## start

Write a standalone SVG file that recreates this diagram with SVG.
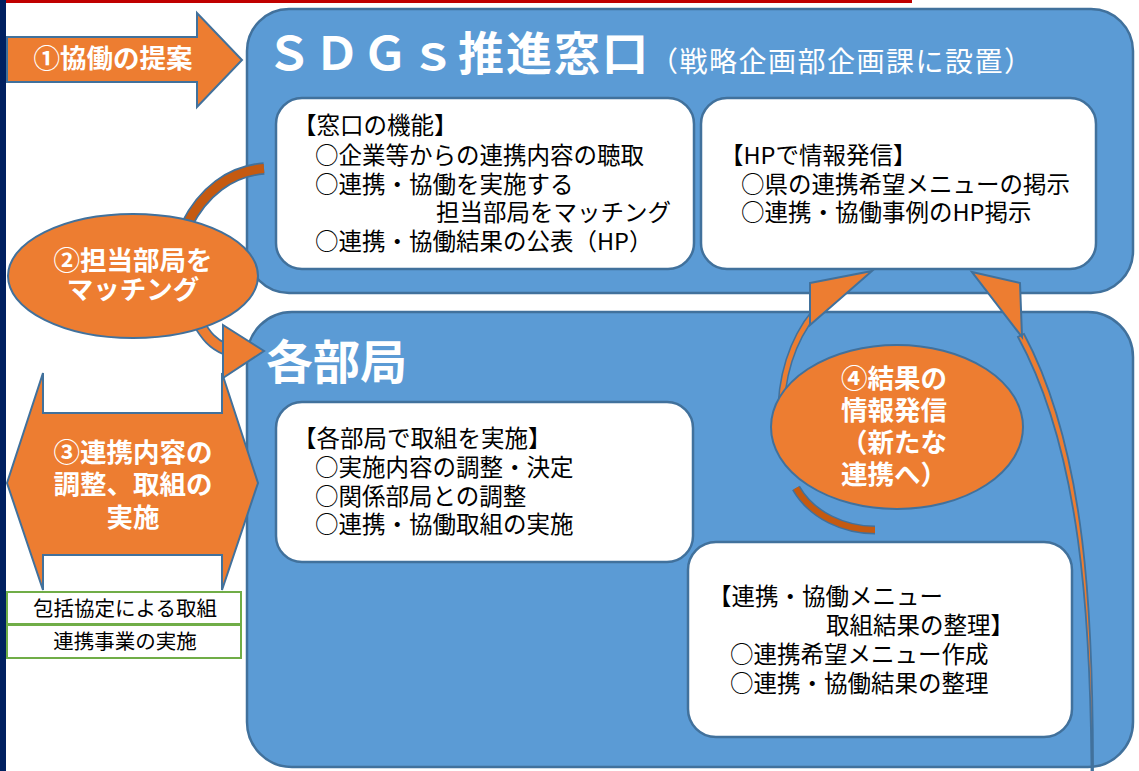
<svg xmlns="http://www.w3.org/2000/svg" width="1139" height="771" viewBox="0 0 1139 771">
<style>
.blue{fill:#5B9BD5;stroke:#41719C;stroke-width:2.5}
.wbox{fill:#FFFFFF;stroke:#41719C;stroke-width:2.5}
.org{fill:#ED7D31;stroke:#41719C;stroke-width:2}
.t{font-family:"Noto Sans CJK JP","Noto Sans",sans-serif;fill:#000000;font-size:23.5px}
.w{font-family:"Noto Sans CJK JP","Noto Sans",sans-serif;fill:#FFFFFF;font-weight:bold;font-size:26.5px}
.g{font-family:"Noto Sans CJK JP","Noto Sans",sans-serif;fill:#000000;font-size:20.5px}
.bandOut{fill:none;stroke:#41719C;stroke-linecap:butt}
</style>
<rect x="0" y="0" width="1139" height="771" fill="#FFFFFF"/>
<rect x="0" y="0" width="6" height="771" fill="#002060"/>
<rect x="6" y="0" width="906" height="3" fill="#C00000"/>

<g id="sdgs-window">
<rect class="blue" x="247" y="9" width="886" height="284" rx="42"/>
<text x="266" y="70" font-family="'Noto Sans CJK JP','Noto Sans',sans-serif" font-weight="bold" font-size="46" letter-spacing="2" fill="#FFFFFF">ＳＤＧｓ推進窓口</text>
<text x="650" y="72" font-family="'Noto Sans CJK JP','Noto Sans',sans-serif" font-size="28" letter-spacing="1.5" fill="#FFFFFF">（戦略企画部企画課に設置）</text>
</g>
<g id="departments">
<rect class="blue" x="247" y="312" width="886" height="455" rx="45"/>
<text x="266" y="379" font-family="'Noto Sans CJK JP','Noto Sans',sans-serif" font-weight="bold" font-size="47" fill="#FFFFFF">各部局</text>
</g>

<g id="window-functions">
<rect class="wbox" x="276" y="98" width="418" height="171" rx="26"/>
<text class="t" x="293" y="134">【窓口の機能】</text>
<text class="t" x="315" y="164">○企業等からの連携内容の聴取</text>
<text class="t" x="315" y="193">○連携・協働を実施する</text>
<text class="t" x="436" y="221">担当部局をマッチング</text>
<text class="t" x="315" y="250">○連携・協働結果の公表（HP）</text>
</g>
<g id="hp-info">
<rect class="wbox" x="701" y="98" width="395" height="171" rx="26"/>
<text class="t" x="720" y="164">【HPで情報発信】</text>
<text class="t" x="741" y="193">○県の連携希望メニューの掲示</text>
<text class="t" x="741" y="221">○連携・協働事例のHP掲示</text>
</g>
<g id="dept-implementation">
<rect class="wbox" x="276" y="402" width="417" height="160" rx="26"/>
<text class="t" x="293" y="447">【各部局で取組を実施】</text>
<text class="t" x="315" y="476">○実施内容の調整・決定</text>
<text class="t" x="315" y="505">○関係部局との調整</text>
<text class="t" x="315" y="533">○連携・協働取組の実施</text>
</g>
<g id="menu-results">
<rect class="wbox" x="688" y="542" width="384" height="195" rx="28"/>
<text class="t" x="708" y="605">【連携・協働メニュー</text>
<text class="t" x="826" y="634">取組結果の整理】</text>
<text class="t" x="730" y="663">○連携希望メニュー作成</text>
<text class="t" x="730" y="692">○連携・協働結果の整理</text>
</g>

<g id="connectors">
<!-- ① proposal arrow -->
<polygon class="org" points="7,37 197,37 197,13 242,60 197,107 197,82 7,82"/>
<!-- ② curved arrow band -->
<path class="bandOut" stroke-width="12.5" d="M264,168.5 C230,171 203,192 186,226"/>
<path fill="none" stroke="#C55A11" stroke-width="9" d="M264,168.5 C230,171 203,192 186,226"/>
<path class="bandOut" stroke-width="12.5" d="M198,322 C206,336 213,344 225,349"/>
<path fill="none" stroke="#ED7D31" stroke-width="9" d="M198,322 C206,336 213,344 225,349"/>
<polygon class="org" points="223,325 264,351 223,378"/>
<!-- ③ left-right arrow -->
<polygon class="org" points="7,483 43,373 43,413 222,413 222,373 258,483 222,590 222,555 43,555 43,590"/>
<!-- ④ curved arrow (left) -->
<path class="bandOut" stroke-width="9" d="M875,530 C845,530 812,516 796,488"/>
<path fill="none" stroke="#C55A11" stroke-width="6" d="M875,530 C845,530 812,516 796,488"/>
<path class="bandOut" stroke-width="7.5" d="M781,420 C780,378 792,340 815,312"/>
<path fill="none" stroke="#ED7D31" stroke-width="4.5" d="M781,420 C780,378 792,340 815,312"/>
<polygon class="org" points="810,283 872,271 810,325"/>
<!-- ④ long arrow (right) -->
<path fill="#ED7D31" stroke="#41719C" stroke-width="1.8" d="M1093,771 C1093,620 1087,452 1024,334 L1018,337 C1081,452 1090.5,620 1091.5,771 Z"/>
<polygon class="org" points="972,272 1020,283 1022,337"/>
</g>

<g id="matching">
<ellipse class="org" cx="133" cy="276" rx="125" ry="62"/>
<text class="w" x="133" y="270" text-anchor="middle">②担当部局を</text>
<text class="w" x="133" y="299" text-anchor="middle">マッチング</text>
</g>
<g id="proposal-label">
<text class="w" x="113" y="68" text-anchor="middle">①協働の提案</text>
</g>
<g id="coordination-label">
<text class="w" x="133" y="462" text-anchor="middle">③連携内容の</text>
<text class="w" x="133" y="494" text-anchor="middle">調整、取組の</text>
<text class="w" x="133" y="527" text-anchor="middle">実施</text>
</g>
<g id="result-info">
<ellipse class="org" cx="897" cy="427" rx="126" ry="82"/>
<text class="w" x="841" y="388">④結果の</text>
<text class="w" x="841" y="420">情報発信</text>
<text class="w" x="841" y="452">（新たな</text>
<text class="w" x="841" y="484">連携へ）</text>
</g>
<g id="comprehensive-agreement">
<rect x="7" y="592" width="234" height="32" fill="#FFFFFF" stroke="#70AD47" stroke-width="2"/>
<text class="g" x="125" y="616" text-anchor="middle">包括協定による取組</text>
</g>
<g id="joint-projects">
<rect x="7" y="625" width="234" height="33" fill="#FFFFFF" stroke="#70AD47" stroke-width="2"/>
<text class="g" x="125" y="649" text-anchor="middle">連携事業の実施</text>
</g>
</svg>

## end

- _Stated task_
Reproduce each line exactly as it appears, omitting the pictures.

- _Answer_
Write a standalone SVG file that recreates this diagram with SVG.
<svg xmlns="http://www.w3.org/2000/svg" width="1139" height="771" viewBox="0 0 1139 771">
<style>
.blue{fill:#5B9BD5;stroke:#41719C;stroke-width:2.5}
.wbox{fill:#FFFFFF;stroke:#41719C;stroke-width:2.5}
.org{fill:#ED7D31;stroke:#41719C;stroke-width:2}
.t{font-family:"Noto Sans CJK JP","Noto Sans",sans-serif;fill:#000000;font-size:23.5px}
.w{font-family:"Noto Sans CJK JP","Noto Sans",sans-serif;fill:#FFFFFF;font-weight:bold;font-size:26.5px}
.g{font-family:"Noto Sans CJK JP","Noto Sans",sans-serif;fill:#000000;font-size:20.5px}
.bandOut{fill:none;stroke:#41719C;stroke-linecap:butt}
</style>
<rect x="0" y="0" width="1139" height="771" fill="#FFFFFF"/>
<rect x="0" y="0" width="6" height="771" fill="#002060"/>
<rect x="6" y="0" width="906" height="3" fill="#C00000"/>

<g id="sdgs-window">
<rect class="blue" x="247" y="9" width="886" height="284" rx="42"/>
<text x="266" y="70" font-family="'Noto Sans CJK JP','Noto Sans',sans-serif" font-weight="bold" font-size="46" letter-spacing="2" fill="#FFFFFF">ＳＤＧｓ推進窓口</text>
<text x="650" y="72" font-family="'Noto Sans CJK JP','Noto Sans',sans-serif" font-size="28" letter-spacing="1.5" fill="#FFFFFF">（戦略企画部企画課に設置）</text>
</g>
<g id="departments">
<rect class="blue" x="247" y="312" width="886" height="455" rx="45"/>
<text x="266" y="379" font-family="'Noto Sans CJK JP','Noto Sans',sans-serif" font-weight="bold" font-size="47" fill="#FFFFFF">各部局</text>
</g>

<g id="window-functions">
<rect class="wbox" x="276" y="98" width="418" height="171" rx="26"/>
<text class="t" x="293" y="134">【窓口の機能】</text>
<text class="t" x="315" y="164">○企業等からの連携内容の聴取</text>
<text class="t" x="315" y="193">○連携・協働を実施する</text>
<text class="t" x="436" y="221">担当部局をマッチング</text>
<text class="t" x="315" y="250">○連携・協働結果の公表（HP）</text>
</g>
<g id="hp-info">
<rect class="wbox" x="701" y="98" width="395" height="171" rx="26"/>
<text class="t" x="720" y="164">【HPで情報発信】</text>
<text class="t" x="741" y="193">○県の連携希望メニューの掲示</text>
<text class="t" x="741" y="221">○連携・協働事例のHP掲示</text>
</g>
<g id="dept-implementation">
<rect class="wbox" x="276" y="402" width="417" height="160" rx="26"/>
<text class="t" x="293" y="447">【各部局で取組を実施】</text>
<text class="t" x="315" y="476">○実施内容の調整・決定</text>
<text class="t" x="315" y="505">○関係部局との調整</text>
<text class="t" x="315" y="533">○連携・協働取組の実施</text>
</g>
<g id="menu-results">
<rect class="wbox" x="688" y="542" width="384" height="195" rx="28"/>
<text class="t" x="708" y="605">【連携・協働メニュー</text>
<text class="t" x="826" y="634">取組結果の整理】</text>
<text class="t" x="730" y="663">○連携希望メニュー作成</text>
<text class="t" x="730" y="692">○連携・協働結果の整理</text>
</g>

<g id="connectors">
<!-- ① proposal arrow -->
<polygon class="org" points="7,37 197,37 197,13 242,60 197,107 197,82 7,82"/>
<!-- ② curved arrow band -->
<path class="bandOut" stroke-width="12.5" d="M264,168.5 C230,171 203,192 186,226"/>
<path fill="none" stroke="#C55A11" stroke-width="9" d="M264,168.5 C230,171 203,192 186,226"/>
<path class="bandOut" stroke-width="12.5" d="M198,322 C206,336 213,344 225,349"/>
<path fill="none" stroke="#ED7D31" stroke-width="9" d="M198,322 C206,336 213,344 225,349"/>
<polygon class="org" points="223,325 264,351 223,378"/>
<!-- ③ left-right arrow -->
<polygon class="org" points="7,483 43,373 43,413 222,413 222,373 258,483 222,590 222,555 43,555 43,590"/>
<!-- ④ curved arrow (left) -->
<path class="bandOut" stroke-width="9" d="M875,530 C845,530 812,516 796,488"/>
<path fill="none" stroke="#C55A11" stroke-width="6" d="M875,530 C845,530 812,516 796,488"/>
<path class="bandOut" stroke-width="7.5" d="M781,420 C780,378 792,340 815,312"/>
<path fill="none" stroke="#ED7D31" stroke-width="4.5" d="M781,420 C780,378 792,340 815,312"/>
<polygon class="org" points="810,283 872,271 810,325"/>
<!-- ④ long arrow (right) -->
<path fill="#ED7D31" stroke="#41719C" stroke-width="1.8" d="M1093,771 C1093,620 1087,452 1024,334 L1018,337 C1081,452 1090.5,620 1091.5,771 Z"/>
<polygon class="org" points="972,272 1020,283 1022,337"/>
</g>

<g id="matching">
<ellipse class="org" cx="133" cy="276" rx="125" ry="62"/>
<text class="w" x="133" y="270" text-anchor="middle">②担当部局を</text>
<text class="w" x="133" y="299" text-anchor="middle">マッチング</text>
</g>
<g id="proposal-label">
<text class="w" x="113" y="68" text-anchor="middle">①協働の提案</text>
</g>
<g id="coordination-label">
<text class="w" x="133" y="462" text-anchor="middle">③連携内容の</text>
<text class="w" x="133" y="494" text-anchor="middle">調整、取組の</text>
<text class="w" x="133" y="527" text-anchor="middle">実施</text>
</g>
<g id="result-info">
<ellipse class="org" cx="897" cy="427" rx="126" ry="82"/>
<text class="w" x="841" y="388">④結果の</text>
<text class="w" x="841" y="420">情報発信</text>
<text class="w" x="841" y="452">（新たな</text>
<text class="w" x="841" y="484">連携へ）</text>
</g>
<g id="comprehensive-agreement">
<rect x="7" y="592" width="234" height="32" fill="#FFFFFF" stroke="#70AD47" stroke-width="2"/>
<text class="g" x="125" y="616" text-anchor="middle">包括協定による取組</text>
</g>
<g id="joint-projects">
<rect x="7" y="625" width="234" height="33" fill="#FFFFFF" stroke="#70AD47" stroke-width="2"/>
<text class="g" x="125" y="649" text-anchor="middle">連携事業の実施</text>
</g>
</svg>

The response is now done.